══ Record extracts

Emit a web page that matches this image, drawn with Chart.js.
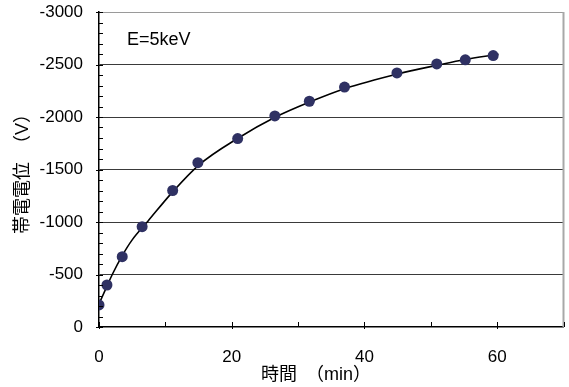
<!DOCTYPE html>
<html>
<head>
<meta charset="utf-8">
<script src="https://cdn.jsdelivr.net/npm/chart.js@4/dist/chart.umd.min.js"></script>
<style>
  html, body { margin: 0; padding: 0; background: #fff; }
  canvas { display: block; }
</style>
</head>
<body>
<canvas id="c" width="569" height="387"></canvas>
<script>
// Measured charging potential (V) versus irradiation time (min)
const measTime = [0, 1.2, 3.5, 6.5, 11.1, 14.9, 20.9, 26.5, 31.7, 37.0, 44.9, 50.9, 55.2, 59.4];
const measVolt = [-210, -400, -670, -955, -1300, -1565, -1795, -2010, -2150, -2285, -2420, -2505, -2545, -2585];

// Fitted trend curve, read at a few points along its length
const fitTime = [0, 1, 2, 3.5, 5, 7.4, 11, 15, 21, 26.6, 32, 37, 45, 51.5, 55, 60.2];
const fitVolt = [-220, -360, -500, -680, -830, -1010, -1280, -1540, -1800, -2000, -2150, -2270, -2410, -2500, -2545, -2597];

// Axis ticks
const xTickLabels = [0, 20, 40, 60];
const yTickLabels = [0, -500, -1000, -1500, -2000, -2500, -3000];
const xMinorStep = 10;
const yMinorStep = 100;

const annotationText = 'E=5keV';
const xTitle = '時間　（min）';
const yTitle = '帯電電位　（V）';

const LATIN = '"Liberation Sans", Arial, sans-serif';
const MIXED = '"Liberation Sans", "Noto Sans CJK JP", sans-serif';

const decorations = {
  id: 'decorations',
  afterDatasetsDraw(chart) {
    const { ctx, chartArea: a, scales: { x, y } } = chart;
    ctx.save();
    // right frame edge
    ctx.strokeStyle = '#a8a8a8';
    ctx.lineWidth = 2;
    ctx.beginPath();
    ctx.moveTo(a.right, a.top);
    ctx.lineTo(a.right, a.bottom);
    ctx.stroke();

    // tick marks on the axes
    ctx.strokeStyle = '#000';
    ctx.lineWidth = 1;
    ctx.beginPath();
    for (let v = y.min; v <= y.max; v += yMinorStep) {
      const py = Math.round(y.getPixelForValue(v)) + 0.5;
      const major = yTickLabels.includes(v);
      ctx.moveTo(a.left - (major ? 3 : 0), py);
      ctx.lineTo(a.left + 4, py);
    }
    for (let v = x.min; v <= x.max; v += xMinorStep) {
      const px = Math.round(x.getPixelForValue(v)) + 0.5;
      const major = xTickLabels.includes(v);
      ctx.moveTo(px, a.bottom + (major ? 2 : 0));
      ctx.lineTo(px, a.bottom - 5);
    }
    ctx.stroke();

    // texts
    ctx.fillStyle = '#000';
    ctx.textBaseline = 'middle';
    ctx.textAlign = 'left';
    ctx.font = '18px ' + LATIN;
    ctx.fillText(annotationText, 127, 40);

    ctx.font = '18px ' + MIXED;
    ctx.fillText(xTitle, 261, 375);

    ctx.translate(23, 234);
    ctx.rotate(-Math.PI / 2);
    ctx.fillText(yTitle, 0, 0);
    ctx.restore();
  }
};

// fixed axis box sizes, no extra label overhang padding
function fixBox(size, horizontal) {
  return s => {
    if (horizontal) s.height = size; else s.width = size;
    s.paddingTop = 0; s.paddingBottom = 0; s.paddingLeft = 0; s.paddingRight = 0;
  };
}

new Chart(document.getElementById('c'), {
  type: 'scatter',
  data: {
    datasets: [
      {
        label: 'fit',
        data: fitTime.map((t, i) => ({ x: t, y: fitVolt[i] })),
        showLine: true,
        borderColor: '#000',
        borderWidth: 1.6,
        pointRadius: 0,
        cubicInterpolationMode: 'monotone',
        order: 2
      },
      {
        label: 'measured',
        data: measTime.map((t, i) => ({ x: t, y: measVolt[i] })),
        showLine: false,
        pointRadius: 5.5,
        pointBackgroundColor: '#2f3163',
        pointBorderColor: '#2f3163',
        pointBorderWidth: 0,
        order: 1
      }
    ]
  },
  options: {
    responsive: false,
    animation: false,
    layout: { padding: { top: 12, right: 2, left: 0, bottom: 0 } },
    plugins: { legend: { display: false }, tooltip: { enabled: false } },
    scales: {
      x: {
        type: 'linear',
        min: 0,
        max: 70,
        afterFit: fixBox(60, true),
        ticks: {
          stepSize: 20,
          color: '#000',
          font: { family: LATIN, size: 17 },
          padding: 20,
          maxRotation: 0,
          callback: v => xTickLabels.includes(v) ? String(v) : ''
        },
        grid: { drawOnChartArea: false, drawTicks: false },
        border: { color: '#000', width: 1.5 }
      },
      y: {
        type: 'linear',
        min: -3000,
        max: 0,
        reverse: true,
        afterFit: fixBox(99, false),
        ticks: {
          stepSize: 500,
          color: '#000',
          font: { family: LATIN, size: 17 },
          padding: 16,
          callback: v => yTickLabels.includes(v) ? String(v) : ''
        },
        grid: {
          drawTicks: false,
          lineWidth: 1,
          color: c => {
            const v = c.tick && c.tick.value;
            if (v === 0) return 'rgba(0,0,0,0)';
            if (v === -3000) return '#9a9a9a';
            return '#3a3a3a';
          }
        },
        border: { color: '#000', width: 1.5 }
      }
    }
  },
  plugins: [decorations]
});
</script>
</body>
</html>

════
══ Record extracts

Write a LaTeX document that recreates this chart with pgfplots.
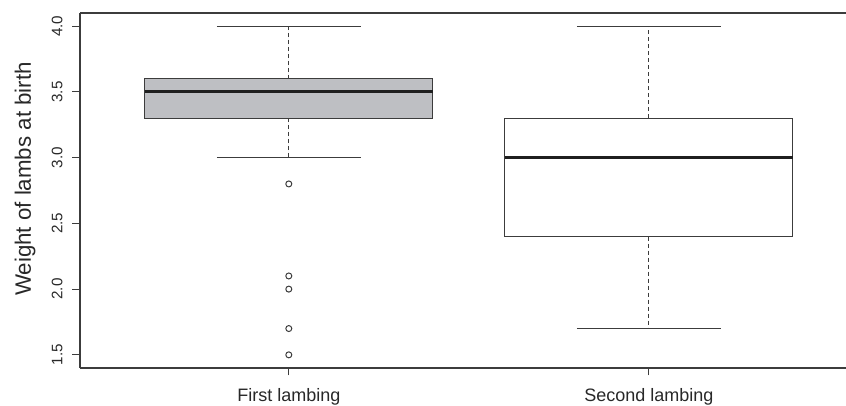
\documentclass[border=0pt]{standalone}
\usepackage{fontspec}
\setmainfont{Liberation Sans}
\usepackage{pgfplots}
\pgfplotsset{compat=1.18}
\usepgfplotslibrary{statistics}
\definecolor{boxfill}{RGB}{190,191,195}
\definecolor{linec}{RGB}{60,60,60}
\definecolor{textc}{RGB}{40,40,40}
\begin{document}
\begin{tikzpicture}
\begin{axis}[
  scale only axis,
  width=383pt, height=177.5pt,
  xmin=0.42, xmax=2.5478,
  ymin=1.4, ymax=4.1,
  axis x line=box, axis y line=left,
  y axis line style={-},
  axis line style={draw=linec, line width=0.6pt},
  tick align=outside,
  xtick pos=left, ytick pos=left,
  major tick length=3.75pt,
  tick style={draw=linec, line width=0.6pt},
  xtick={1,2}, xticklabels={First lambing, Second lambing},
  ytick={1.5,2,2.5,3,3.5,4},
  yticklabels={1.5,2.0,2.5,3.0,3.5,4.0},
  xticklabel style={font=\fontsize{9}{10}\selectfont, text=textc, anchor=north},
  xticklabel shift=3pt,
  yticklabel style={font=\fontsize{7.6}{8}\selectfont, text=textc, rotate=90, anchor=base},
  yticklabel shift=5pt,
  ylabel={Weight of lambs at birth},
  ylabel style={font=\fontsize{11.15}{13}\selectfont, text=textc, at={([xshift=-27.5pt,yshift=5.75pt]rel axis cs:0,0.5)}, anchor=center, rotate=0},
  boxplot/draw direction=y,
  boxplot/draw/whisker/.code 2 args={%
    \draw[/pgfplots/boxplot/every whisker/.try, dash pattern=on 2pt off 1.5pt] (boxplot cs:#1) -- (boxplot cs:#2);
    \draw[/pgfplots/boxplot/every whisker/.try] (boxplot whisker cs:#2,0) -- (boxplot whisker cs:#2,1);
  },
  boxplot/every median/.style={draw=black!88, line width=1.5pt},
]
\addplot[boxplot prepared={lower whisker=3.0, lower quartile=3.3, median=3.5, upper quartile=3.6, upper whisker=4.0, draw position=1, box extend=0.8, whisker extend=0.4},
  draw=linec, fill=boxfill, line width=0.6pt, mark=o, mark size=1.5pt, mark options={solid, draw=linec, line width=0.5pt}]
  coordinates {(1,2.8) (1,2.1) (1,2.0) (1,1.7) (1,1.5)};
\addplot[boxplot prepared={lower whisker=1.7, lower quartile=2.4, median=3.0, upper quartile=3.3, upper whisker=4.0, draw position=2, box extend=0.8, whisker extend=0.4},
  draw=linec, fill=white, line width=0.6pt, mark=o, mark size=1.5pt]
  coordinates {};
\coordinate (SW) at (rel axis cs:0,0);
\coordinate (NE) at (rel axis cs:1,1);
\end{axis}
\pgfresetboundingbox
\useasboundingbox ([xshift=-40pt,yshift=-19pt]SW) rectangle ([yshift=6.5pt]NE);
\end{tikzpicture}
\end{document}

════

Work instructions: In the records above, locate every line with the string "this" and copy it.

Right answer:
Emit a web page that matches this image, drawn with Chart.js.
Write a LaTeX document that recreates this chart with pgfplots.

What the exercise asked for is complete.